Oh, the black flies started their assault around noon, dang things hurt, who would have thought you need a fly swatter on a boat, WTH:blink:


----------



## Eastern Tackle (Jul 6, 2009)

bcahn said:


> Oh, the black flies started their assault around noon, dang things hurt, who would have thought you need a fly swatter on a boat, WTH:blink:


They were that way just off Orange Beach the weekend before last. You could smack and kill them, but not before they took a chunk out of you :thumbdown:


----------



## jjam (Dec 9, 2007)

Kink in my neck! jk









Jimmy


----------



## MillerTime (Jul 6, 2011)

Still kind of amazes me how flies find us out there. You kill one and three more show up.


----------



## bcahn (Jan 10, 2013)

jjam said:


> Kink in my neck! jk
> 
> View attachment 133433
> 
> ...


Thx, sometimes my pics turn and I can't fix it. Any suggestions?


----------



## Kim (Aug 5, 2008)

If there is a bandit boat anywhere in the area you will end up with flies. Must be some kind of curse.


----------



## floorman1 (Jan 10, 2012)

Are the timber holes out of destin or Pcola been looking for numbers to that area.


----------



## kahala boy (Oct 1, 2007)

floorman1 said:


> Are the timber holes out of destin or Pcola been looking for numbers to that area.

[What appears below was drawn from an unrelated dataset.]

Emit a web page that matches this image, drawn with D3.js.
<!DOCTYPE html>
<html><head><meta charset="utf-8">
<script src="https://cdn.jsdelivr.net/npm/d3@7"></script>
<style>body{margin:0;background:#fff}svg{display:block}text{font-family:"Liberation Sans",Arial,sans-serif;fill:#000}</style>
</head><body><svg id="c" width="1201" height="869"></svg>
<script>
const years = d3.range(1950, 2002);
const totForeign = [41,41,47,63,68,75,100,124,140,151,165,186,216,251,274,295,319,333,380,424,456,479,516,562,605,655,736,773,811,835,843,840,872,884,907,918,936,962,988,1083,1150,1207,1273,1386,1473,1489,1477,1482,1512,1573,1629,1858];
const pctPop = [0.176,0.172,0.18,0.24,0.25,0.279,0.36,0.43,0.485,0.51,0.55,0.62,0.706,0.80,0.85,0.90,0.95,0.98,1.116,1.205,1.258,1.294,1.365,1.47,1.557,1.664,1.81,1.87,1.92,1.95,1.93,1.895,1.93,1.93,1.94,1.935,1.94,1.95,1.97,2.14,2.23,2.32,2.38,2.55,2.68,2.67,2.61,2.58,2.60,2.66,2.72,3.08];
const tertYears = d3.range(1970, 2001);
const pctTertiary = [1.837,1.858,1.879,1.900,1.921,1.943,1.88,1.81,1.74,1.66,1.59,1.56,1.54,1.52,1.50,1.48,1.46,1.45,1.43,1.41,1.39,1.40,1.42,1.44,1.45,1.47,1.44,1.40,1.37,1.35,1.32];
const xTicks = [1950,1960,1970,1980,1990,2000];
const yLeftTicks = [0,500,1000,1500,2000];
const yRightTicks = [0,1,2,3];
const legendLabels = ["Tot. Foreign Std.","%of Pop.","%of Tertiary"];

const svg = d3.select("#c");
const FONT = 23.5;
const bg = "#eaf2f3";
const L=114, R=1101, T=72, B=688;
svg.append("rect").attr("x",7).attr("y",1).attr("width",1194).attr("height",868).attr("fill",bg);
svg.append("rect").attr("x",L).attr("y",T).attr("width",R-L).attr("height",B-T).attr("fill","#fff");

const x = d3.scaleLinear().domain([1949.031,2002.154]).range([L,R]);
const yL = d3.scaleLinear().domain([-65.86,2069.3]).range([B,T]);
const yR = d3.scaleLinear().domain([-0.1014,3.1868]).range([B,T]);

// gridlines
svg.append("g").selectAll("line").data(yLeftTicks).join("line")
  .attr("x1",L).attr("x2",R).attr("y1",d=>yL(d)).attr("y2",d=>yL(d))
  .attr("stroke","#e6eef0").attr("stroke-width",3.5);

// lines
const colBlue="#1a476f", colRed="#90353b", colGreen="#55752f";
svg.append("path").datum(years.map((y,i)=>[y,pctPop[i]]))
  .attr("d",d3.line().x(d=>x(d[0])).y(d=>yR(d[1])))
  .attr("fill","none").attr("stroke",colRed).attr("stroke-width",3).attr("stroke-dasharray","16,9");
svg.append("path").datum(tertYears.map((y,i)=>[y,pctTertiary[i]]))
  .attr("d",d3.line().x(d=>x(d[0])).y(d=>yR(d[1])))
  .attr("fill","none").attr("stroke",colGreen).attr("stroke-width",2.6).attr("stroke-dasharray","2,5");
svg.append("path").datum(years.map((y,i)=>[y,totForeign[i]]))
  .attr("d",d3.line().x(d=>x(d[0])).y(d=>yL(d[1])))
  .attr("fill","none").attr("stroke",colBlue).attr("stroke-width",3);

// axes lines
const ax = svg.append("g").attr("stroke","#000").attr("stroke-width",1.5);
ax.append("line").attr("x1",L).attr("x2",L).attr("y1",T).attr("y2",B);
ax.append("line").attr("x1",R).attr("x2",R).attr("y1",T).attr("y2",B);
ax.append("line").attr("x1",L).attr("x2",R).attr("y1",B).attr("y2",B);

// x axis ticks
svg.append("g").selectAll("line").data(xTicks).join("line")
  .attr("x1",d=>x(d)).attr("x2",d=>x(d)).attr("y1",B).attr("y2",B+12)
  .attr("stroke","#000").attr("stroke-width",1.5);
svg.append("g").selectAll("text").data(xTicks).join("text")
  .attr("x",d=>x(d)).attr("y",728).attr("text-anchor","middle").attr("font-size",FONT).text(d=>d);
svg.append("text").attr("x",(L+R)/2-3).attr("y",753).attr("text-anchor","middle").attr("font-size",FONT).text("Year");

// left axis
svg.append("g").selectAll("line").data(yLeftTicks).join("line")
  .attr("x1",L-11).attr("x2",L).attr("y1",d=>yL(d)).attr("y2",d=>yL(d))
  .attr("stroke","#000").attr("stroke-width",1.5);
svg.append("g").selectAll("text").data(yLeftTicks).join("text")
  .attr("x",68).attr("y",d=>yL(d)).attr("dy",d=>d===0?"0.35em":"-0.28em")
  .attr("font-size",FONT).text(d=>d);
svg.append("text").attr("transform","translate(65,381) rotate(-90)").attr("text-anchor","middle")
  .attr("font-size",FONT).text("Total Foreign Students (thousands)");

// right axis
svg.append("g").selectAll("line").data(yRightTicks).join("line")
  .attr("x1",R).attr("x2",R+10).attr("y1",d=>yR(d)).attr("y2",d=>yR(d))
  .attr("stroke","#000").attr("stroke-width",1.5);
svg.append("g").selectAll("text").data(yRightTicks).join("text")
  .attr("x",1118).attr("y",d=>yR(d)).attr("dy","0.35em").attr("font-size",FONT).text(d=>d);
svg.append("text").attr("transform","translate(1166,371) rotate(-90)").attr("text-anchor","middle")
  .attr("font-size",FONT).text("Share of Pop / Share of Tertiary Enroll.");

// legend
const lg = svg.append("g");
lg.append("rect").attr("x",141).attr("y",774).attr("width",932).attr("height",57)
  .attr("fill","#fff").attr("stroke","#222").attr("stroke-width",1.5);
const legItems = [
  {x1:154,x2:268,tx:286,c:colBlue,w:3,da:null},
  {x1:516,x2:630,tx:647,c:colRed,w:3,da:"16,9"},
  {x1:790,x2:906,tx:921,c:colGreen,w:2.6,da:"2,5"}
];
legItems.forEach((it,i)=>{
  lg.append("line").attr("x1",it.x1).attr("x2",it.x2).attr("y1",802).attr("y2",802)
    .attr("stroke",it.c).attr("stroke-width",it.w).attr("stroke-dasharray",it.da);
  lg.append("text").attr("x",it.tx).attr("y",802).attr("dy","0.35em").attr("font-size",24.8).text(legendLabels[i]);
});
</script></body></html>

 Timber holes are about 10 miles south of Navarre. Right in between Pcola and Destin. Great repor Ben.... Must have been another one of them big mingos that tired you and Jan out...:thumbup:


----------



## bcahn (Jan 10, 2013)

kahala boy said:


> Timber holes are about 10 miles south of Navarre. Right in between Pcola and Destin. Great repor Ben.... Must have been another one of them big mingos that tired you and Jan out...:thumbup:


You know it, dang mingos are on steroids! lol:blink:


----------



## reelndrag (Feb 20, 2013)

nice catch!


----------